Linear transformations in infinite dimensional vector spaces If we look at an $n$ - dimensional vector space $V$ and a linear transformation 
\begin{equation}
T : V \to V, \quad x \mapsto Tx \quad \forall \, x \in V
\end{equation}
then given a choice of basis for $V$ one can represent $T$ in terms of a $n \times n$ matrix $A_T = A_T(i,j)$
Is this also the case for linear transformations on infinite - dimensional vector spaces, where we replace the matrix $A_T$ by an integral ?
In particular, since differentiation is a linear map, that would mean differentiation can be written in the form of an integral ... I realize this is either a dumb question (because it is obviously wrong) or it is some classic result I haven't found yet. In both cases it would be great to get some reference where I can learn more about it, many thanks!
 A: The axiom of choice is equivalent to the assertion that any vector space (no matter how large) has a basis. Given a choice of basis of an arbitrary vector space $V$, one can represent a linear transformation $T : V \to V$ using an infinite row-finite matrix (this means that only finitely many entries in each row are nonzero). 
However, in practice this is not useful, since most infinite-dimensional vector spaces (such as the space of smooth functions on $\mathbb{R}$, for example) are huge and don't have reasonable bases. To study these, we instead introduce a topology, and then we do functional analysis instead of linear algebra.
Three additional comments:


*

*In most contexts, the easiest way to describe differentiation is as differentiation. 

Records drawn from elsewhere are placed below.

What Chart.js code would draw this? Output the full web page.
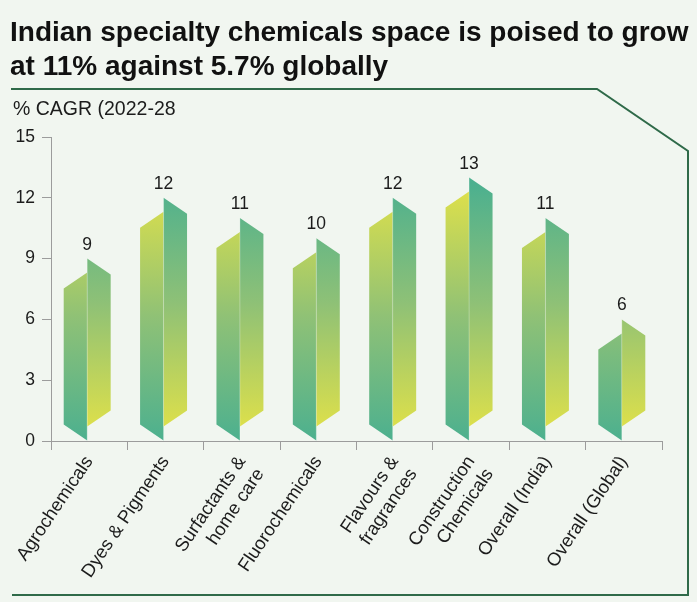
<!DOCTYPE html>
<html>
<head>
<meta charset="utf-8">
<script src="https://cdn.jsdelivr.net/npm/chart.js@4.4.0/dist/chart.umd.min.js"></script>
<style>
  html, body { margin: 0; padding: 0; background: #f1f6f0; }
  #wrap { position: relative; width: 697px; height: 602px; overflow: hidden; font-family: "Liberation Sans", Arial, sans-serif; }
  #chart { position: absolute; left: 0; top: 0; }
  #title { position: absolute; left: 10px; top: 15px; font-size: 28px; font-weight: bold; line-height: 34px; color: #111; white-space: nowrap; }
  #unit { position: absolute; left: 13px; top: 96px; font-size: 19.5px; line-height: 24px; color: #1c1c1c; }
</style>
</head>
<body>
<div id="wrap">
  <canvas id="chart" width="697" height="602"></canvas>
  <div id="title">Indian specialty chemicals space is poised to grow<br>at 11% against 5.7% globally</div>
  <div id="unit">% CAGR (2022-28</div>
</div>
<script>
var categories = [
    'Agrochemicals',
    'Dyes & Pigments',
    ['Surfactants &', 'home care'],
    'Fluorochemicals',
    ['Flavours &', 'fragrances'],
    ['Construction', 'Chemicals'],
    'Overall (India)',
    'Overall (Global)'
];
var cagrValues = [9, 12, 11, 10, 12, 13, 11, 6];
var yTicks = [0, 3, 6, 9, 12, 15];

var teal = '#4cb08f';
var midGreen = '#8fc176';
var yellow = '#dbdf4c';
var axisGray = '#9c9c9c';
var textColor = '#1c1c1c';

// page background and the green frame line
var framePlugin = {
    id: 'frame',
    beforeDraw: function (chart) {
        var ctx = chart.ctx;
        ctx.save();
        ctx.fillStyle = '#f1f6f0';
        ctx.fillRect(0, 0, chart.width, chart.height);
        ctx.strokeStyle = '#2f6a49';
        ctx.lineWidth = 2;
        ctx.beginPath();
        ctx.moveTo(11, 89);
        ctx.lineTo(597, 89);
        ctx.lineTo(688, 151);
        ctx.lineTo(688, 595);
        ctx.lineTo(12, 595);
        ctx.stroke();
        ctx.restore();
    }
};

// each bar is drawn as a folded ribbon
var ribbonPlugin = {
    id: 'ribbons',
    afterDatasetsDraw: function (chart) {
        var ctx = chart.ctx;
        var yScale = chart.scales.y;
        var meta = chart.getDatasetMeta(0);
        var y0 = yScale.getPixelForValue(0);
        var yHigh = yScale.getPixelForValue(12.7);

        var leftGrad = ctx.createLinearGradient(0, y0, 0, yHigh + 10);
        leftGrad.addColorStop(0, teal);
        leftGrad.addColorStop(0.5, midGreen);
        leftGrad.addColorStop(1, yellow);

        var rightGrad = ctx.createLinearGradient(0, yHigh, 0, y0 - 16);
        rightGrad.addColorStop(0, teal);
        rightGrad.addColorStop(0.5, midGreen);
        rightGrad.addColorStop(1, yellow);

        var fold = 14;
        var slope = 16;

        ctx.save();
        meta.data.forEach(function (bar, i) {
            var x = bar.x - 2;
            var top = bar.y;
            var base = bar.base;
            var w = bar.width / 2;

            ctx.fillStyle = leftGrad;
            ctx.beginPath();
            ctx.moveTo(x - w, base - slope);
            ctx.lineTo(x, base);
            ctx.lineTo(x, top + fold);
            ctx.lineTo(x - w, top + fold + slope);
            ctx.closePath();
            ctx.fill();

            ctx.fillStyle = rightGrad;
            ctx.beginPath();
            ctx.moveTo(x, top);
            ctx.lineTo(x + w, top + slope);
            ctx.lineTo(x + w, base - fold - slope);
            ctx.lineTo(x, base - fold);
            ctx.closePath();
            ctx.fill();

            // faint highlight along the fold
            ctx.strokeStyle = 'rgba(255,255,255,0.25)';
            ctx.lineWidth = 1;
            ctx.beginPath();
            ctx.moveTo(x, top);
            ctx.lineTo(x, base);
            ctx.stroke();

            ctx.fillStyle = textColor;
            ctx.font = '17.5px "Liberation Sans", Arial, sans-serif';
            ctx.textAlign = 'center';
            ctx.textBaseline = 'alphabetic';
            ctx.fillText(String(cagrValues[i]), x, top - 9);
        });
        ctx.restore();
    }
};

var ctx = document.getElementById('chart').getContext('2d');
var chartInstance = new Chart(ctx, {
    type: 'bar',
    data: {
        labels: categories,
        datasets: [{
            data: cagrValues,
            backgroundColor: 'rgba(0,0,0,0)',
            borderWidth: 0,
            categoryPercentage: 1,
            barPercentage: 0.615
        }]
    },
    options: {
        responsive: false,
        animation: false,
        layout: { padding: { left: 0, top: 137, right: 35, bottom: 0 } },
        plugins: {
            legend: { display: false },
            tooltip: { enabled: false }
        },
        scales: {
            x: {
                offset: true,
                grid: { drawOnChartArea: false, offset: true, tickLength: 9, color: axisGray },
                border: { color: axisGray },
                ticks: {
                    minRotation: 56,
                    maxRotation: 56,
                    padding: 2,
                    color: textColor,
                    font: { family: '"Liberation Sans", Arial, sans-serif', size: 18.5, lineHeight: 1.2 }
                },
                afterFit: function (scale) { scale.height = 161; }
            },
            y: {
                min: 0,
                max: 15,
                grid: { drawOnChartArea: false, tickLength: 9, color: axisGray },
                border: { color: axisGray },
                ticks: {
                    padding: 7,
                    color: textColor,
                    font: { family: '"Liberation Sans", Arial, sans-serif', size: 17.5 }
                },
                afterBuildTicks: function (scale) {
                    scale.ticks = yTicks.map(function (v) { return { value: v }; });
                },
                afterFit: function (scale) { scale.width = 51; }
            }
        }
    },
    plugins: [framePlugin, ribbonPlugin]
});
</script>
</body>
</html>
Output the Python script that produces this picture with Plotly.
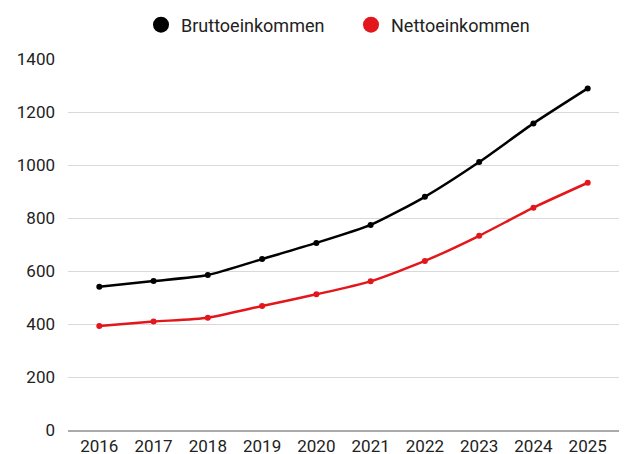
import plotly.graph_objects as go

years = ["2016", "2017", "2018", "2019", "2020", "2021", "2022", "2023", "2024", "2025"]
brutto = [541, 562, 585, 645, 706, 774, 880, 1011, 1157, 1289]
netto = [392, 409, 424, 468, 512, 561, 638, 733, 839, 933]
y_ticks = [0, 200, 400, 600, 800, 1000, 1200, 1400]
series = [("Bruttoeinkommen", brutto, "#000000"), ("Nettoeinkommen", netto, "#e3161b")]

fig = go.Figure()
for name, vals, col in series:
    fig.add_trace(go.Scatter(x=years, y=vals, name=name, mode="lines+markers", showlegend=False,
                             line=dict(color=col, width=2.5, shape="spline", smoothing=0.6),
                             marker=dict(color=col, size=6)))
for name, vals, col in series:
    fig.add_trace(go.Scatter(x=[None], y=[None], name=name, mode="markers",
                             marker=dict(color=col, size=18)))

fig.update_layout(
    width=619, height=446,
    margin=dict(l=60, r=8, t=51, b=24),
    paper_bgcolor="white", plot_bgcolor="white",
    font=dict(family="Roboto, sans-serif", size=17, color="#222222"),
    legend=dict(orientation="h", x=0.1325, xanchor="left", y=0.962, yanchor="middle",
                yref="container", itemsizing="trace", font=dict(size=18),
                entrywidth=165, entrywidthmode="pixels"),
    showlegend=True,
)
fig.update_xaxes(type="category", showgrid=False, showline=True, linecolor="#aaaaaa", linewidth=2,
                 ticks="", tickfont=dict(size=17), automargin=False)
fig.update_yaxes(range=[0, 1400], tickvals=y_ticks, showgrid=True, gridcolor="#d9d9d9", gridwidth=1,
                 zeroline=False, showline=False, ticks="", tickfont=dict(size=17),
                 ticklabelstandoff=12, automargin=False)

fig.write_html("out.html")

*However, in complex analysis, differentiation actually is an integral, thanks to the Cauchy integral formula. 

*For some $V$ one can talk about integral operators which on the one hand are a useful generalization of matrices but on the other hand do not represent all operators one might care about. In the examples I know about, integral operators are compact, for example, and differentiation usually is not; it's generally not even continuous!